EXERCISE. Retype exactly what runs from the first line of the data to the line with "import * as", keeping both of those lines and skipping pictures.

DATASET EXTRACT.

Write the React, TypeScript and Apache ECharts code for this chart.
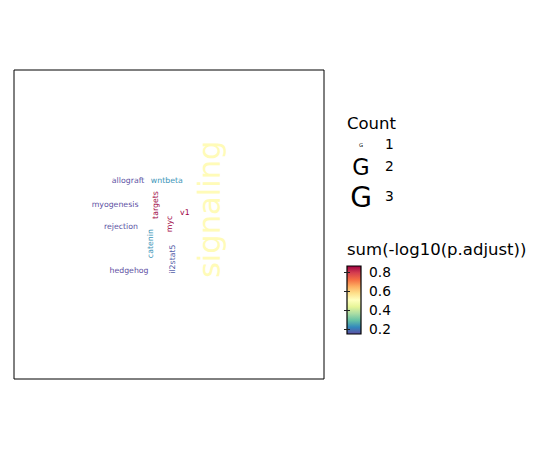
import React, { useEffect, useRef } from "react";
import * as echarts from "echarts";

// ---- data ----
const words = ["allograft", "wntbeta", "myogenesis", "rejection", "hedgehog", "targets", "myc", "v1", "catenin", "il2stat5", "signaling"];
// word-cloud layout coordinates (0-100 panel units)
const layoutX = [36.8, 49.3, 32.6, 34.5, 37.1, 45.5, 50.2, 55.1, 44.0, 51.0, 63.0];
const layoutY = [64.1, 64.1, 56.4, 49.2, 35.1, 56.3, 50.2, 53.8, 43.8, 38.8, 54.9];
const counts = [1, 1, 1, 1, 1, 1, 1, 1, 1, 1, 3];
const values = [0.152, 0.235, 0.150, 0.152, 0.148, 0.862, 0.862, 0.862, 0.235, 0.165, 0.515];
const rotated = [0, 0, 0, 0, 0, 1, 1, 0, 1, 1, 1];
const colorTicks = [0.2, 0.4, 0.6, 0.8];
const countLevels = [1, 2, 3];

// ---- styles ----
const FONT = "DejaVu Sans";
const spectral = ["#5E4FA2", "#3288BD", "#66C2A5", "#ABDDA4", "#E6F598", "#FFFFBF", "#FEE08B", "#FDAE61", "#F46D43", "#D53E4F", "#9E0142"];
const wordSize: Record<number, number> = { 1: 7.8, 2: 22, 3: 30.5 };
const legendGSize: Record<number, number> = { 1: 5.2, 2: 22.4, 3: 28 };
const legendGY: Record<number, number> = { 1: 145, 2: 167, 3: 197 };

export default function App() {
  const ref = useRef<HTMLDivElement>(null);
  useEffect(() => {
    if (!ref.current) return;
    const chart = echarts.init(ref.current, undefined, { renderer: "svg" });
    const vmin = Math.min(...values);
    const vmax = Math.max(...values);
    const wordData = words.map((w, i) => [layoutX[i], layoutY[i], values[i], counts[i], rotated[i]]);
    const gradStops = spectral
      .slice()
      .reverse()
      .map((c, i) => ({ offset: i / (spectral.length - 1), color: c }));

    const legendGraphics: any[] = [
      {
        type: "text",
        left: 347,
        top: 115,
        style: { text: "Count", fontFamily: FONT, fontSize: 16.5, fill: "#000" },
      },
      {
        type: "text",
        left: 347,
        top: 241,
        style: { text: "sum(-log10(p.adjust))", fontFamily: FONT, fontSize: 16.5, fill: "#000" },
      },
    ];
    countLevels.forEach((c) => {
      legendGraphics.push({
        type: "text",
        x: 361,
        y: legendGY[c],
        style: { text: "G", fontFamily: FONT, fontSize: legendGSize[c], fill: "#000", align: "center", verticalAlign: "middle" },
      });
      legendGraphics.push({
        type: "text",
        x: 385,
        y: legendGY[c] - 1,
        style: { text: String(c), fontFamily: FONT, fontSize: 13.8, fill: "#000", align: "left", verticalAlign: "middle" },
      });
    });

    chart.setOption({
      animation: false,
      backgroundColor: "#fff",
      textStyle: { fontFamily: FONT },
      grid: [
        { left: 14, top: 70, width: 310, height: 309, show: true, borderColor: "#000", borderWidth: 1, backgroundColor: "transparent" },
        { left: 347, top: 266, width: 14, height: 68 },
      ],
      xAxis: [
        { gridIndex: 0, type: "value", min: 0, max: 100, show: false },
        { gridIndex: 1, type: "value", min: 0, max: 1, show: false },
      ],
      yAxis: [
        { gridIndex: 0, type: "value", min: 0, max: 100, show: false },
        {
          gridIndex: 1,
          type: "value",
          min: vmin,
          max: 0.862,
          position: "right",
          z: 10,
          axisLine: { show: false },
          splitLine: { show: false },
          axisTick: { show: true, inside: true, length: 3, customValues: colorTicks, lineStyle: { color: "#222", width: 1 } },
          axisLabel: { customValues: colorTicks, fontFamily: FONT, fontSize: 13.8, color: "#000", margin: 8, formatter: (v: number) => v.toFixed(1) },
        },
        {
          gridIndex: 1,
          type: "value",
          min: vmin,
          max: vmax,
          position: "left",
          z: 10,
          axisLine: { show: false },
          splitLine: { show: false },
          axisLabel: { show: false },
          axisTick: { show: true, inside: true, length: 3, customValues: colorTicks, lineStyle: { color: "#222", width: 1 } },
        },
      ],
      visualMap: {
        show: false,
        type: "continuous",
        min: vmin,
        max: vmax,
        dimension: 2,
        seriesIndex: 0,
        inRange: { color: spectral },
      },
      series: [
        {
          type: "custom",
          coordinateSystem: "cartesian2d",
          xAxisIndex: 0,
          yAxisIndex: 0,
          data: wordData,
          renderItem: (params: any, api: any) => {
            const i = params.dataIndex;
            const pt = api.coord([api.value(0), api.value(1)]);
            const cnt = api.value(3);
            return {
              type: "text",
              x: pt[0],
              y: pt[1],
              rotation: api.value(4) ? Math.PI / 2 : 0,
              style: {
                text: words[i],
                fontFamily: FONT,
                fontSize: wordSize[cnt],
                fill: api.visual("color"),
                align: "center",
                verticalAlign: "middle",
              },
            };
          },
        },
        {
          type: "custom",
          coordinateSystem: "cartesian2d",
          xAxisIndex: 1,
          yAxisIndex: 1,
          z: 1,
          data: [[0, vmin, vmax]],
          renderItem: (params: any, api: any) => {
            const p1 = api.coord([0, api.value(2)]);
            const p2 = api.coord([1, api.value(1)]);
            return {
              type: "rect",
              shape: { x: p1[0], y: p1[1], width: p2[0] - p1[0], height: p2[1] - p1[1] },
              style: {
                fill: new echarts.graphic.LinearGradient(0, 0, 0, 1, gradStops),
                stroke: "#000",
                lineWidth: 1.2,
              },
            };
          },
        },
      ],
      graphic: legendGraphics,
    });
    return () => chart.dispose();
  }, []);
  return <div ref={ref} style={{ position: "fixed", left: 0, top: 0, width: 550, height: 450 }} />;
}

EXERCISE OUTPUT.
Write the React, TypeScript and Apache ECharts code for this chart.
import React, { useEffect, useRef } from "react";
import * as echarts from "echarts";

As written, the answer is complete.